Comment by pfdietz
4 days ago
The interesting problem here would be how do you produce a robust parse tree for invalid inputs, in the sense of stably parsing large sections of the text in ways that don't change too much. The tree would have to be an extension of an actual parse tree, with nodes indicating sections that couldn't be fully parsed or had errors. The diff algorithm would have to also be robust in the face of such error nodes.
For the parsing problem, maybe something like Early's algorithm that tries to minimize an error term?
You need this kind of robust parser for languages with preprocessors.
Unfortunately, this depends on making good decisions during language design; it's not something you can retrofit with a new lexer and parser.
One very important rule is: no token can span more than one (possibly backslash-extended) line. This means having neither delimited comments (use multiple single-line comments; if your editor is too dumb for this you really need a new editor) nor multi-line strings (but you can do implicit concatenation of a string literal flavor that implicitly includes the newline; as a side-effect this fixes the indentation problem).
If you don't follow this rule, you might as well give up on robustness, because how else are you going to ever resynchronize after an error?

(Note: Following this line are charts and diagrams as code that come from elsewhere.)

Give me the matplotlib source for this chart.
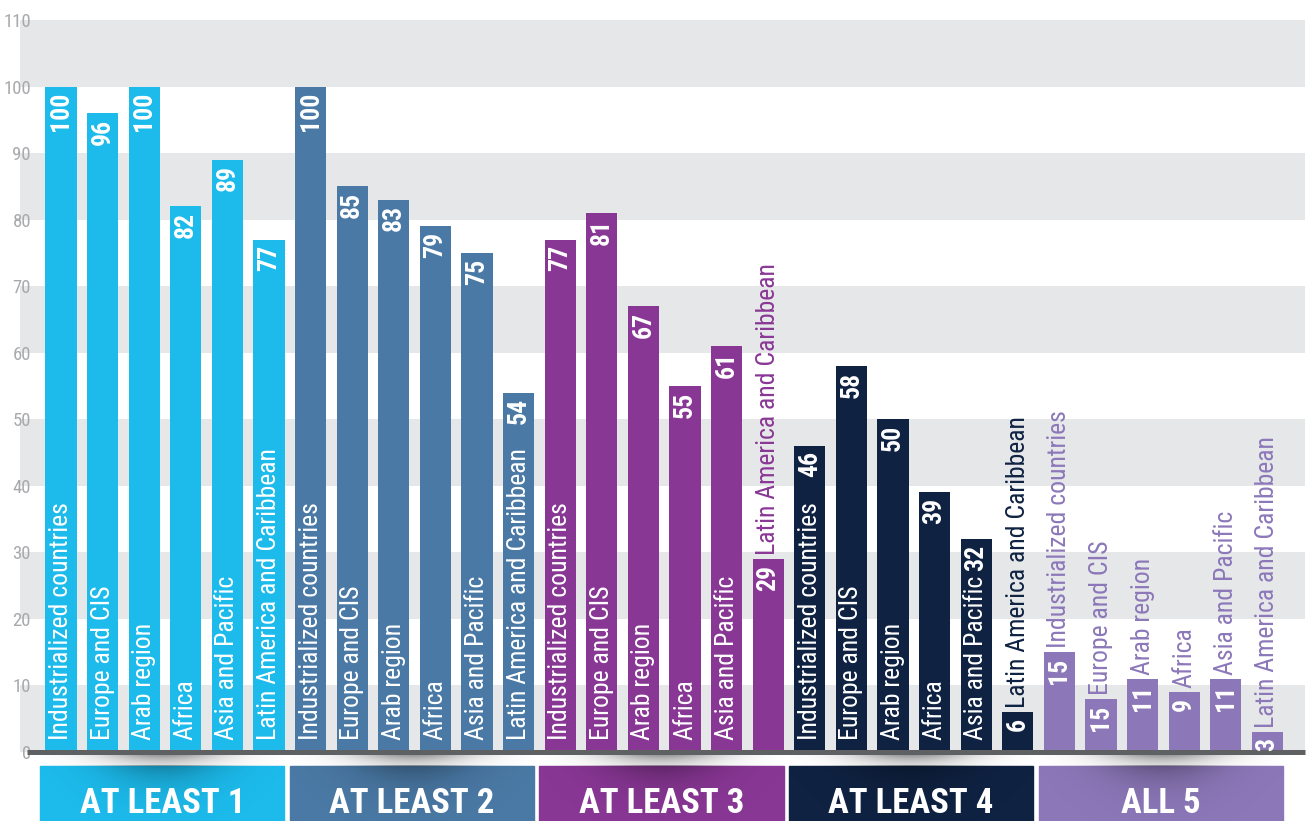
import numpy as np
import matplotlib
matplotlib.use("Agg")
import matplotlib.pyplot as plt
from matplotlib import font_manager
from matplotlib.patches import Rectangle

# Data
regions = ["Industrialized countries", "Europe and CIS", "Arab region",
           "Africa", "Asia and Pacific", "Latin America and Caribbean"]
groups = ["AT LEAST 1", "AT LEAST 2", "AT LEAST 3", "AT LEAST 4", "ALL 5"]

at_least_1 = [100, 96, 100, 82, 89, 77]
at_least_2 = [100, 85, 83, 79, 75, 54]
at_least_3 = [77, 81, 67, 55, 61, 29]
at_least_4 = [46, 58, 50, 39, 32, 6]
all_5 = [15, 8, 11, 9, 11, 3]
all_5_printed = [15, 15, 11, 9, 11, 3]  # label on the 2nd bar says 15 although the bar is shorter

group_colors = ["#1CBBEC", "#4A79A5", "#893795", "#0F2242", "#8C78B9"]
yticks = list(range(0, 111, 10))

# pick a narrow font if one is installed
names = {f.name for f in font_manager.fontManager.ttflist}
narrow = "DejaVu Sans"
for cand in ["Roboto Condensed", "Liberation Sans Narrow", "Open Sans Condensed", "DejaVu Sans"]:
    if cand in names:
        narrow = cand
        break
plt.rcParams["font.family"] = [narrow, "DejaVu Sans"]
plt.rcParams["font.stretch"] = "condensed"

values = at_least_1 + at_least_2 + at_least_3 + at_least_4 + all_5
printed = at_least_1 + at_least_2 + at_least_3 + at_least_4 + all_5_printed
labels = regions * len(groups)
colors = [c for c in group_colors for _ in regions]
x = np.arange(len(values))

fig = plt.figure(figsize=(13.12, 8.21), dpi=100)
ax = fig.add_axes([20 / 1312, 69 / 821, 1285 / 1312, 732 / 821])
ax.set_xlim(-0.986, 29.904)
ax.set_ylim(0, 110)

# alternating background bands
for k in range(0, 110, 20):
    ax.axhspan(k, k + 10, color="#E6E7E8", zorder=0, lw=0)

ax.bar(x, values, width=0.75, color=colors, zorder=2)

# baseline
ax.plot([-0.82, 29.904], [0, 0], color="#5F6062", lw=3.6, zorder=4,
        clip_on=False, solid_capstyle="butt")

for xi, v, s, name, c in zip(x, values, printed, labels, colors):
    ax.annotate(str(s), (xi, v), xytext=(0, -4), textcoords="offset points",
                rotation=90, ha="center", va="top", color="white",
                fontsize=18.5, fontweight="bold", zorder=5)
    if v >= 30:
        ax.annotate(name, (xi, 0), xytext=(0, 8.5), textcoords="offset points",
                    rotation=90, ha="center", va="bottom", color="white",
                    fontsize=18.5, zorder=5)
    else:
        ax.annotate(name, (xi, v), xytext=(0, 3), textcoords="offset points",
                    rotation=90, ha="center", va="bottom", color=c,
                    fontsize=18.5, zorder=5)

# group boxes with soft shadow under the baseline
gx = np.linspace(-1, 1, 200)
for g, (gname, c) in enumerate(zip(groups, group_colors)):
    left = 6 * g - 0.5
    right = 6 * g + 5.37
    ax.add_patch(Rectangle((left, -10.4), right - left, 8.3, color=c,
                           clip_on=False, zorder=3))
    # shadow blob between baseline and box
    gy = np.linspace(0, 1, 30)[:, None]
    alpha = 0.6 * np.exp(-(gx[None, :] / 0.5) ** 2) * np.exp(-gy * 1.2)
    rgba = np.zeros((30, 200, 4))
    rgba[..., :3] = 0.25
    rgba[..., 3] = alpha
    ax.imshow(rgba, extent=(left, right, -2.1, -0.3), aspect="auto",
              zorder=1, clip_on=False, interpolation="bilinear")
    # darker top-center on the box
    by = np.linspace(0, 1, 40)[:, None]
    a2 = 0.3 * np.exp(-(gx[None, :] / 0.5) ** 2) * np.exp(-by * 3)
    rgba2 = np.zeros((40, 200, 4))
    rgba2[..., 3] = a2
    ax.imshow(rgba2, extent=(left, right, -10.4, -2.1), aspect="auto",
              zorder=3.5, clip_on=False, interpolation="bilinear")
    ax.text((left + right) / 2, -9.2, gname, ha="center", va="baseline",
            color="white", fontsize=25, fontweight="bold", zorder=5,
            clip_on=False)

ax.set_xlim(-0.986, 29.904)
ax.set_ylim(0, 110)
ax.set_yticks(yticks)
ax.set_yticklabels([str(t) for t in yticks], color="#A7A9AC", fontsize=13.5)
ax.tick_params(axis="y", length=0, pad=-8)
ax.set_xticks([])
for sp in ax.spines.values():
    sp.set_visible(False)

fig.savefig("out.png", dpi=100)
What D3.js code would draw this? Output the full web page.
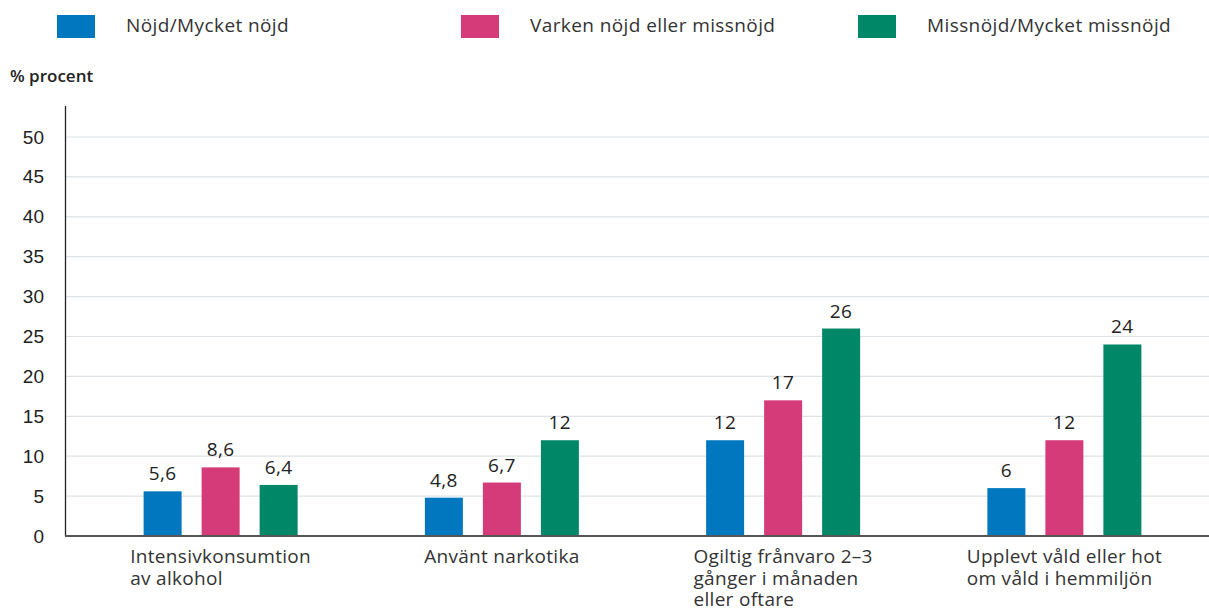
<!DOCTYPE html>
<html lang="sv">
<head>
<meta charset="UTF-8"/>
<script src="https://d3js.org/d3.v7.min.js"></script>
<style>
body { margin: 0; background: #fff; font-family: 'Open Sans', sans-serif; }
svg { display: block; }
text { fill: #222; }
.legend text { font-size: 19px; fill: #333; letter-spacing: 0.4px; }
.tick text { font-size: 19px; fill: #222; }
.value { font-size: 19px; letter-spacing: 0.4px; }
.cat { font-size: 19px; fill: #333; letter-spacing: 0.3px; }
.unit { font-size: 17px; font-weight: 600; }
.grid line { stroke: #dde3e7; stroke-width: 1.2; }
</style>
</head>
<body>
<svg width="1209" height="611"></svg>
<script>
const categories = [
  ['Intensivkonsumtion', 'av alkohol'],
  ['Använt narkotika'],
  ['Ogiltig frånvaro 2–3', 'gånger i månaden', 'eller oftare'],
  ['Upplevt våld eller hot', 'om våld i hemmiljön']
];
const seriesNames = ['Nöjd/Mycket nöjd', 'Varken nöjd eller missnöjd', 'Missnöjd/Mycket missnöjd'];
const seriesColors = ['#0077be', '#d53a79', '#008767'];
const nojd = [5.6, 4.8, 12, 6];
const varken = [8.6, 6.7, 17, 12];
const missnojd = [6.4, 12, 26, 24];
const yTicks = [0, 5, 10, 15, 20, 25, 30, 35, 40, 45, 50];

const series = [nojd, varken, missnojd];
const svg = d3.select('svg');

const x0 = d3.scaleBand().domain(d3.range(categories.length)).range([80, 1205]);
const x1 = d3.scaleBand().domain(d3.range(series.length)).range([0, 154]).paddingInner(0.345).paddingOuter(0);
const y = d3.scaleLinear().domain([0, 50]).range([536, 137]);

// grid
svg.append('g').attr('class', 'grid')
  .selectAll('line').data(yTicks.filter(d => d > 0)).join('line')
  .attr('x1', 66).attr('x2', 1209)
  .attr('y1', d => y(d)).attr('y2', d => y(d));

// y axis
const yAxis = svg.append('g').attr('transform', 'translate(66,0)')
  .call(d3.axisLeft(y).tickValues(yTicks).tickSize(0).tickPadding(22));
yAxis.select('.domain').remove();
yAxis.selectAll('.tick text').attr('font-family', null);
svg.append('line').attr('x1', 65.5).attr('x2', 65.5).attr('y1', 106).attr('y2', 536)
  .attr('stroke', '#222').attr('stroke-width', 1.3);

// bars
const groups = svg.append('g').selectAll('g').data(categories).join('g')
  .attr('transform', (d, i) => `translate(${x0(i) + x0.bandwidth() / 2 - 77},0)`);

groups.each(function (c, i) {
  const g = d3.select(this);
  series.forEach((s, j) => {
    g.append('rect')
      .attr('x', x1(j)).attr('width', x1.bandwidth())
      .attr('y', y(s[i])).attr('height', y(0) - y(s[i]))
      .attr('fill', seriesColors[j]);
    g.append('text').attr('class', 'value')
      .attr('x', x1(j) + x1.bandwidth() / 2).attr('y', y(s[i]) - 11)
      .attr('text-anchor', 'middle')
      .text(String(s[i]).replace('.', ','));
  });
});

// x axis line
svg.append('line').attr('x1', 65).attr('x2', 1209).attr('y1', 536).attr('y2', 536)
  .attr('stroke', '#555').attr('stroke-width', 2);

// category labels: block centred on group, lines left-aligned
categories.forEach((lines, i) => {
  const cx = x0(i) + x0.bandwidth() / 2;
  const t = svg.append('text').attr('class', 'cat');
  lines.forEach((l, k) => {
    t.append('tspan').attr('x', 0).attr('y', 563 + k * 21.5).text(l);
  });
  const w = t.node().getBBox().width;
  t.attr('transform', `translate(${cx - w / 2},0)`);
});

// unit label
svg.append('text').attr('class', 'unit').attr('x', 10).attr('y', 82).text('% procent');

// legend
const legX = [57, 461, 858];
const legend = svg.append('g').attr('class', 'legend');
seriesNames.forEach((n, j) => {
  legend.append('rect').attr('x', legX[j]).attr('y', 15).attr('width', 38).attr('height', 23)
    .attr('fill', seriesColors[j]);
  legend.append('text').attr('x', legX[j] + 69).attr('y', 32).text(n);
});
</script>
</body>
</html>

For parsing you can generally just aggressively pop on mismatched parens, unexpected semicolons, or on keywords only allowed in a top-ish level context. Of course, if your language is insane (like C typedefs), you might not be able to parse the next top-level function/class anyway. GNU statement-expressions, by contrast, are an actually useful thing that requires some thought. But again, language design choices can mitigate this (such as making classes values, template argument equivalent to array indexing, and statements expressions).
Error recovery is a dead-end tech for all the reasons you say.
If people want to move forward they'll look past it. Garbage in, garbage out.
> how else are you going to ever resynchronize after an error?
An error-cost-minimizing dynamic programming parser could do this.
That fundamentally misunderstands the problem in multiple ways:
* this is still during lexing, not yet to parsing
* there are multiple valid token sequences that vary only with a single character at the start of the file. This is very common with Python multi-line strings in particular, since they are widely used as docstrings.
1 reply →
I think the easiest trick here is to stop thinking about it as a parsing problem and consider it only as a lexing problem. A good lexer either doesn't throw out errors or minimizes error token states, and a good lexer gets back to a regular stream of tokens as quickly as it can. This is why we trust "simple" lexers as our syntax highlighters in most IDEs, they are fast, and they handle unfinished and malformed documents just fine (we write those all the time in our processes in our editors).
My experience many years back with using just a syntax highlighting tuned lexer to build character-level diffs showed a lot of great promise: https://github.com/WorldMaker/tokdiff
Just use an AST if it parses, and fall back to plain text diffs if it doesn't.